▶ DATA EXTRACT
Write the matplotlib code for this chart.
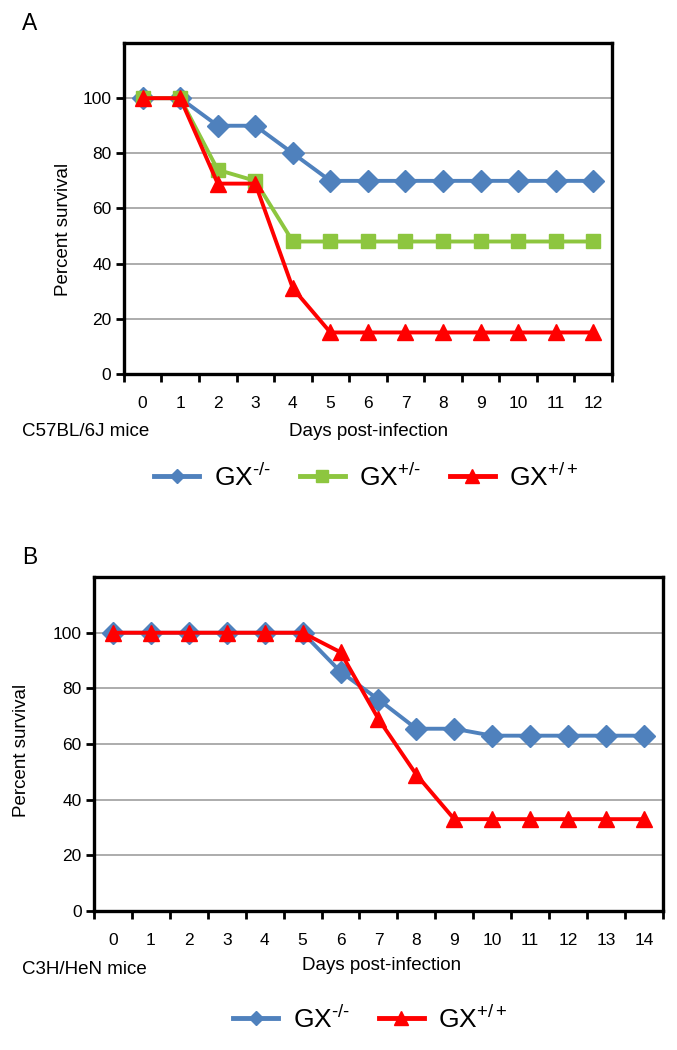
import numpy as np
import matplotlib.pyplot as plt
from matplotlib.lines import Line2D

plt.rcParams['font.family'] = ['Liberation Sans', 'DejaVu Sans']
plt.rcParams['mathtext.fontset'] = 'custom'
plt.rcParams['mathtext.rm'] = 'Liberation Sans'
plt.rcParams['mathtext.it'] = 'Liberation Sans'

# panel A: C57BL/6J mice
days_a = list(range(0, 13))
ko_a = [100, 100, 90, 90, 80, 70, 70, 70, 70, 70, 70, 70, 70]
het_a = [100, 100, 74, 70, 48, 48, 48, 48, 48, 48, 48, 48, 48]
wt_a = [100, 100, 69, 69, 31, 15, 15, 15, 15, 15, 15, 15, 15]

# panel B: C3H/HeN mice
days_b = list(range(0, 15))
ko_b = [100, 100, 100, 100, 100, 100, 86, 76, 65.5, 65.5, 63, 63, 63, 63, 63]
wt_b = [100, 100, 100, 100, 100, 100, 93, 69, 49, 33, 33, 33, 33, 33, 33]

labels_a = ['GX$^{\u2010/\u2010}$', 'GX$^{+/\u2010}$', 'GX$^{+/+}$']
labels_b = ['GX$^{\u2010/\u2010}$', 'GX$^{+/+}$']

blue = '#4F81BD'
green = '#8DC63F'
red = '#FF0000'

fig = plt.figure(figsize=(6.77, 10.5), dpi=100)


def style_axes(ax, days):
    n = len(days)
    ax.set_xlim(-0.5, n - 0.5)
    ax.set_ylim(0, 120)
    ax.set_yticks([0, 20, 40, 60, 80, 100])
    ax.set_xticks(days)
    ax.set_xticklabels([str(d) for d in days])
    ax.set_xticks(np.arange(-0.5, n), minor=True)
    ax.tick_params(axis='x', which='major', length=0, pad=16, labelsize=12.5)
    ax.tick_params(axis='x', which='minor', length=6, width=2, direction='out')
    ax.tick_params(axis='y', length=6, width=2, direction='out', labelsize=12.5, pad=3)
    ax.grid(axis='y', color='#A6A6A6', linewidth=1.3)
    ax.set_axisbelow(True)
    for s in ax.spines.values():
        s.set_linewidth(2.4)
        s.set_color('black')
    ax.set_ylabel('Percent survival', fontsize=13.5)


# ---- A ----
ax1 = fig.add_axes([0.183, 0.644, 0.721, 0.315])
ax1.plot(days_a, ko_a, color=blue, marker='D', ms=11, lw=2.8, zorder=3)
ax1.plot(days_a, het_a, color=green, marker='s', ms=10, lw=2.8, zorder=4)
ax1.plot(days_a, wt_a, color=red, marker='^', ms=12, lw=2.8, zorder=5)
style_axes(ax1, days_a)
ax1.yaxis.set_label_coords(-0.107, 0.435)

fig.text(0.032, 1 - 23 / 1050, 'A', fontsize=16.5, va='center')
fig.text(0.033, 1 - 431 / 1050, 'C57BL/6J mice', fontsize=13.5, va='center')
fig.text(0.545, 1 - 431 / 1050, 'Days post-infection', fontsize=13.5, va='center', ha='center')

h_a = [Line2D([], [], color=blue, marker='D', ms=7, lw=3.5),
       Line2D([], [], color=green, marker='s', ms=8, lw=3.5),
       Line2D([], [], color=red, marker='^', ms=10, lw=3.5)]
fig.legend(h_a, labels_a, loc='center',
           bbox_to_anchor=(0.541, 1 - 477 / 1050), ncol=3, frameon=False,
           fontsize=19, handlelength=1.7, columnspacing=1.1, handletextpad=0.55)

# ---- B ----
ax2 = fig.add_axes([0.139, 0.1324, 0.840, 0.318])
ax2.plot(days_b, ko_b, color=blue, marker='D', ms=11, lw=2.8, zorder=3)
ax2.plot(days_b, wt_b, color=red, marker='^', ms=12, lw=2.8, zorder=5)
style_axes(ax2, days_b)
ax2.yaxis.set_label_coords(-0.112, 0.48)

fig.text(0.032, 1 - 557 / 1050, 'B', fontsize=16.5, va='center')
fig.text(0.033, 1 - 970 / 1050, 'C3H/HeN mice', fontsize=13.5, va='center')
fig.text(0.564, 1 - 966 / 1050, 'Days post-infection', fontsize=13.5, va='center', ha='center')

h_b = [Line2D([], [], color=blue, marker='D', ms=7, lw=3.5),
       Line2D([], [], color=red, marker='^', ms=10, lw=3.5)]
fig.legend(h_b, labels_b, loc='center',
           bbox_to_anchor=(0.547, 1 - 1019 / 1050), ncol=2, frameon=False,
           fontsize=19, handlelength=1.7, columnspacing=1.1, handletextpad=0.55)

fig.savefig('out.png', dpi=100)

▶ EXERCISE BRIEF
Write out an exact copy of the listing, first line through the line containing "plt.rcParams['mathtext.it'] = 'Liberation", with the pictures left out.

▶ RESULT
Write the matplotlib code for this chart.
import numpy as np
import matplotlib.pyplot as plt
from matplotlib.lines import Line2D

plt.rcParams['font.family'] = ['Liberation Sans', 'DejaVu Sans']
plt.rcParams['mathtext.fontset'] = 'custom'
plt.rcParams['mathtext.rm'] = 'Liberation Sans'
plt.rcParams['mathtext.it'] = 'Liberation Sans'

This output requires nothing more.